━━━ DATASET SECTION ━━━
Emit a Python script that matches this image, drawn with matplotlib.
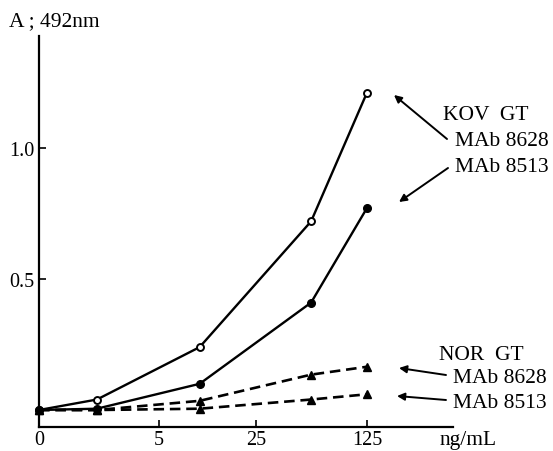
import matplotlib
matplotlib.use("Agg")
from matplotlib import pyplot as plt

plt.rcParams['font.family'] = ['Liberation Serif', 'DejaVu Serif']

# x positions on the (non-linear) concentration axis, in tick units
tick_pos = [0.0, 1.1, 1.99, 3.0]
tick_labels = ['0', '5', '25', '125']
x_pos = [0.0, 0.53, 1.47, 2.49, 3.0]

kov_8628 = [0.0, 0.04, 0.24, 0.72, 1.21]
kov_8513 = [0.0, 0.005, 0.10, 0.41, 0.77]
nor_8628 = [0.0, 0.0, 0.035, 0.135, 0.165]
nor_8513 = [0.0, 0.0, 0.005, 0.04, 0.06]

fig = plt.figure(figsize=(5.53, 4.52), dpi=100)
ax = fig.add_axes([0.0705, 0.053, 0.749, 0.865])

ax.plot(x_pos, kov_8628, '-', color='black', lw=1.7, marker='o', ms=5,
        mfc='white', mec='black', mew=1.4, clip_on=False)
ax.plot(x_pos, kov_8513, '-', color='black', lw=1.7, marker='o', ms=5.5,
        mfc='black', clip_on=False)
ax.plot(x_pos, nor_8628, '--', color='black', lw=1.9, marker='^', ms=5.5,
        dashes=(4, 2.2), clip_on=False)
ax.plot(x_pos, nor_8513, '--', color='black', lw=1.9, marker='^', ms=5.5,
        dashes=(4, 2.2), clip_on=False)

ax.set_xlim(0.03, 3.79)
ax.set_ylim(-0.065, 1.427)
ax.set_xticks(tick_pos)
ax.set_xticklabels(tick_labels)
ax.set_yticks([0.5, 1.0])
ax.set_yticklabels(['0.5', '1.0'])
ax.tick_params(direction='in', length=5, width=1.2, labelsize=14.5, pad=2)
ax.tick_params(axis='y', pad=3)
for s in ['top', 'right']:
    ax.spines[s].set_visible(False)
for s in ['left', 'bottom']:
    ax.spines[s].set_linewidth(1.6)

fs = 15.5

fig.text(9 / 553, 1 - 22 / 452, 'A ; 492nm', fontsize=fs, va='center', ha='left')
fig.text(440 / 553, 1 - 441 / 452, 'ng/mL', fontsize=fs, va='center', ha='left')

def label(text, px, py):
    fig.text(px / 553, 1 - py / 452, text, fontsize=fs, va='center', ha='left')

def arrow(x0, y0, x1, y1):
    ax.annotate('', xy=(x1, y1), xycoords='figure pixels',
                xytext=(x0, y0), textcoords='figure pixels',
                arrowprops=dict(arrowstyle='-|>', color='black', lw=1.4,
                                mutation_scale=11, shrinkA=0, shrinkB=0))

label('KOV  GT', 443, 115)
label('MAb 8628', 455, 142)
label('MAb 8513', 455, 167)
label('NOR  GT', 439, 355)
label('MAb 8628', 453, 379)
label('MAb 8513', 453, 404)

arrow(447, 452 - 140, 394, 452 - 96)
arrow(448, 452 - 169, 399, 452 - 203)
arrow(446, 452 - 376, 399, 452 - 369)
arrow(446, 452 - 401, 397, 452 - 397)

fig.savefig('out.png', dpi=100)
━━━
Find the word "matplotlib" and list each line it appears in.

• [RIGHT ANSWER]
Emit a Python script that matches this image, drawn with matplotlib.
import matplotlib
matplotlib.use("Agg")
from matplotlib import pyplot as plt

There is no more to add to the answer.